Ficus sabre: Move over fiddle leaf fig, there’s a new ficus in town! This fig variety looks almost like a bamboo, with glossy, strappy leaves, and can be pruned into a standard or allowed to grow big and bushy to fill a space. It’s also less temperamental than fiddle leaf, which is another reason to love this statement plant.
Fan palms: Seen in their natural, tropical environment, you wouldn’t think of these towering species as house plants, but they’re so slow growing, you might be able to have one inside for 10 years before it outgrows the space. Licuala ramsayi is an Australian palm with a cut leaf, while Licuala elegans has a full fan leaf – both are surprisingly easy to keep in a pot and look absolutely stunning indoors and out.
Choosing the right pot for your plant is about practicalities – making sure there’s enough root room for the plant, primarily – but equally comes down to aesthetics; a larger pot, for example, might not only make for a happier plant but also look more balanced with a big bushy palm popping out of it.
Colour and shape are matters of personal preference, but look to the rest of your décor for inspiration. Bright whites or darks can look stunning contrasted against a wall in the reverse shade, making a real feature of the pot.
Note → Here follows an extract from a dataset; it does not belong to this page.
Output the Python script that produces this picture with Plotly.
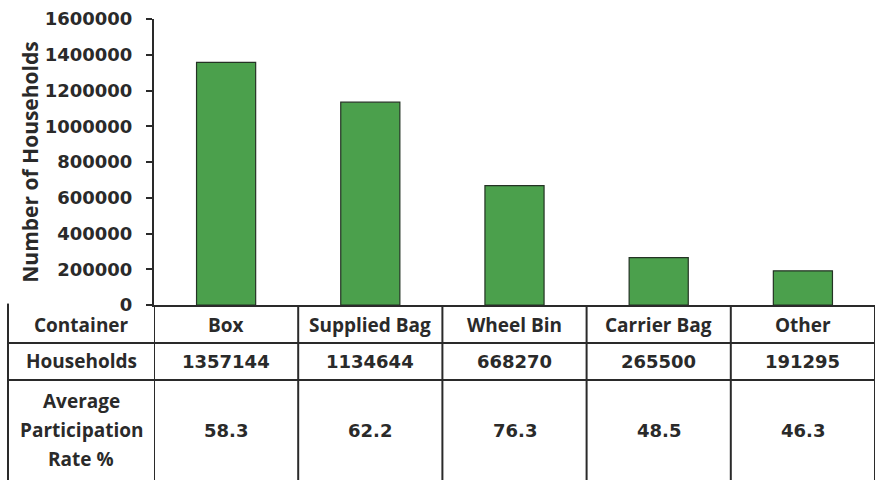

Or, you could try a complementary colour to let the plant make the statement; our Hibernate pot in Stone against a beige wall, for example, will blend into the background and allow the plant to shine.
Plant care tips
If your indoor plants are looking sad towards the end of the winter, you’re not alone. Pots will take longer to dry out in winter and generally we tend to overwater them; touch-test your soil before watering and adjust your regime to suit, just the way we tweak our irrigation outside in the cooler months.
The other common problem with indoor plants in winter is lack of light, which is a tougher one to tackle. You can shift your plants around seasonally to capture the light they need, but if your home is fairly dim, it might be better to lean towards shade lovers that will be happiest in those conditions.